THE BLACK CAT: From Caligari to Hitler in One Lurid Package

February 26, 2019 - 1:30pm
Posted by Jim Healy

THE BLACK CAT

These notes on Edgar G. Ulmer's The Black Cat (1934) were written by Luke Holmaas, PhD candidate in UW-Madison’s Department of Communication Arts. A 35mm print of The Black Cat will screen in our Sunday Cinematheque at the Chazen "It's a Universal Picture" series on Sunday, March 3, at 2 p.m. in the Chazen Museum of Art.

By Luke Holmaas

The Black Cat is a film that stands as a study in contrasts. Among other things, the film is notable today for being the first of eight pairings of horror stars Boris Karloff and Bela Lugosi and for Heinz Roemheld's influential, near-constant score. An anomalous foray into major studio production (albeit at the mini-major studio Universal) for legendary B-movie auteur Edgar G. Ulmer, The Black Cat was also an anomaly within the context of Universal’s famed 1930s horror productions. Although made on a shorter shooting schedule (a mere fifteen days) and for a $91,000 budget that amounted to only one-third and one-quarter the amount allocated to the earlier Universal classics Frankenstein (1931) and Dracula (1931) respectively, The Black Cat was a major financial success for the studio. It wound up as Universal’s biggest box office hit of 1934 in spite of both its extremely tenuous connection to the Edgar Allen Poe story of the same name (Ulmer confirms that the Poe connection was kept simply to draw interest to the film) and decidedly mixed reviews. The Hollywood Reporter characterized it as lacking thrills as Karloff and Lugosi “fight it out … for the mugging championship of the picture," while the San Francisco Examiner praised it as “the most cultured horror film” they had ever seen. Nevertheless, bad blood between studio head Carl Laemmle, Sr. and Ulmer developed over the film’s atypical use of music, and was soon to be exacerbated by Ulmer's affair with Shirley Alexander, the wife of Laemmle's beloved nephew Max. This meant that Ulmer would never receive a chance to follow up on the film's success at Universal, instead being “exiled” to the world of low-to-no budget Yiddish films and Poverty Row quickies for which he would later be best known.

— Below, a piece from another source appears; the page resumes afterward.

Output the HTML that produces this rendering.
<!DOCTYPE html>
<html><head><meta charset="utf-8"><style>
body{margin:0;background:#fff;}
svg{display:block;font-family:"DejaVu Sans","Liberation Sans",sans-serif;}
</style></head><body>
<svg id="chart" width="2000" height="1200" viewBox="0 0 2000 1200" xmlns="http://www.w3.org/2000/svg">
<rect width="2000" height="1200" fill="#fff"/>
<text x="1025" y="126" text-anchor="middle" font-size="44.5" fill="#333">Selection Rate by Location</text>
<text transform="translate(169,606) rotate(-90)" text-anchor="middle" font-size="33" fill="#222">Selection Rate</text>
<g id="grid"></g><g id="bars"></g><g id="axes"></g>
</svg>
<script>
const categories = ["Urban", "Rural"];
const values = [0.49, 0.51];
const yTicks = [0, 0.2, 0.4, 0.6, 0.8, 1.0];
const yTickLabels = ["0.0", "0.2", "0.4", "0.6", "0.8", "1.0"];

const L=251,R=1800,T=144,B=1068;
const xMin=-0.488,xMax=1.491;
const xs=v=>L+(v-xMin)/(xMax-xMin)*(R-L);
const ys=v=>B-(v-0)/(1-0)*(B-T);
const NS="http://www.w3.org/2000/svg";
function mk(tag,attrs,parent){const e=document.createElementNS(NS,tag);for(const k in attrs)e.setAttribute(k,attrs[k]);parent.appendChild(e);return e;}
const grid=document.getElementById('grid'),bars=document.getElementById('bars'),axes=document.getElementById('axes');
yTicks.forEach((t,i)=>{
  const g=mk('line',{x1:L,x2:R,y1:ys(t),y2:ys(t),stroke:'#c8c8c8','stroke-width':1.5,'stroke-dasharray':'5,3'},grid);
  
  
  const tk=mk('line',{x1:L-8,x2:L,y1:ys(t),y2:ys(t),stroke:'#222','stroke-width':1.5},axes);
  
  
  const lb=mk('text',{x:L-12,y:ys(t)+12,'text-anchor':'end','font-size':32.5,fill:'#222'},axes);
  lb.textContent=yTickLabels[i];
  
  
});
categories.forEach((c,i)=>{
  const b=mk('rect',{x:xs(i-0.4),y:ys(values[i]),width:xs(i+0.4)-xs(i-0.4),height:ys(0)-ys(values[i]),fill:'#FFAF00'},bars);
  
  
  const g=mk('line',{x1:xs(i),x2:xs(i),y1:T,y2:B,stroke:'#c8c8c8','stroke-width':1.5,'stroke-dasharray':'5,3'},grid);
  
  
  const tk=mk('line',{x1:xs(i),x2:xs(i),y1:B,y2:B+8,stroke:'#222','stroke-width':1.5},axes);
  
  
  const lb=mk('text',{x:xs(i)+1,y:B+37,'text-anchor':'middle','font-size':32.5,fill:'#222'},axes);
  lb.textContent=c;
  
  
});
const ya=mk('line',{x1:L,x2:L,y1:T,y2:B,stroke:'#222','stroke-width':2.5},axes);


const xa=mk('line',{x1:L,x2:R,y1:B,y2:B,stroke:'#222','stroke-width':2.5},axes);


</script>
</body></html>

While the idea of Ulmer continuing to work for major studios offers a tantalizing alternate history, what The Black Cat does provide us with is a singular film in its own right: a dreamlike, metaphysical, horror-thriller that blends early twentieth-century European avant-garde design with odd flourishes of campy humor, refined perversion, and unsettling brutality. The film’s story seems eerily like the plight of contemporaneous American audiences encountering the film for the first time: an American couple, Peter Alison (David Manners) and his new wife Joan (Julie Bishop), encounter war-scarred psychiatrist Dr. Werdegast (Lugosi), who is seeking revenge on Satan-worshiping war criminal Hjalmar Poelzig (Karloff) in his Hungarian castle. Drenched in continental European culture, from the Expressionist and Bauhaus-inspired designs within Poelzig’s castle to the strains of Brahms, Bach, Liszt, and Schubert (among others) on the soundtrack, The Black Cat also offers a rare glimpse of a Hollywood horror film deeply invested in the traumatic aftermath of World War I. The story, with the lingering traumatic effects on the lives of the war's survivors (both Werdegast and Poelzig) and the stark and striking production design (that looks back to the immediate postwar German avant-garde and also forward to the fascist architecture of World War II Germany) work together to keep the war’s legacy in our minds.

The film’s striking artistic achievement and unique atmosphere is due in no small part to the contributions of numerous European-inspired artists. From the Old World charms of the British Karloff and the Hungarian Lugosi to the contributions by British-born art director Charles D. Hall and the Milwaukee-born, but Berlin-educated, composer Heinz Roemheld, The Black Cat offers a perfect mixture of lurid American and refined European horror. And although contemporary reviewers were often more likely to dismiss the film as unsatisfying in the horror department (with Picture Play Magazine declaring the film to contain no terror, not even in the film’s climactic flaying scene), The Black Cat has continued to cast its uniquely unsettling mood for audiences in the decades since. The cable channel Bravo named the aforementioned flaying scene as one its “100 Scariest Movie Moments” in 2013 and film critic J. Hoberman made the memorable assertion that the film connects Germanic culture “from Caligari to Hitler in one lurid package" (a reference to Siegfried Kracauer's groundbreaking 1947 study of interwar German film and its impact on society). A beguiling fever dream of horror, war, and art, The Black Cat still manages to create a unique thrall for all those who fall under its spell.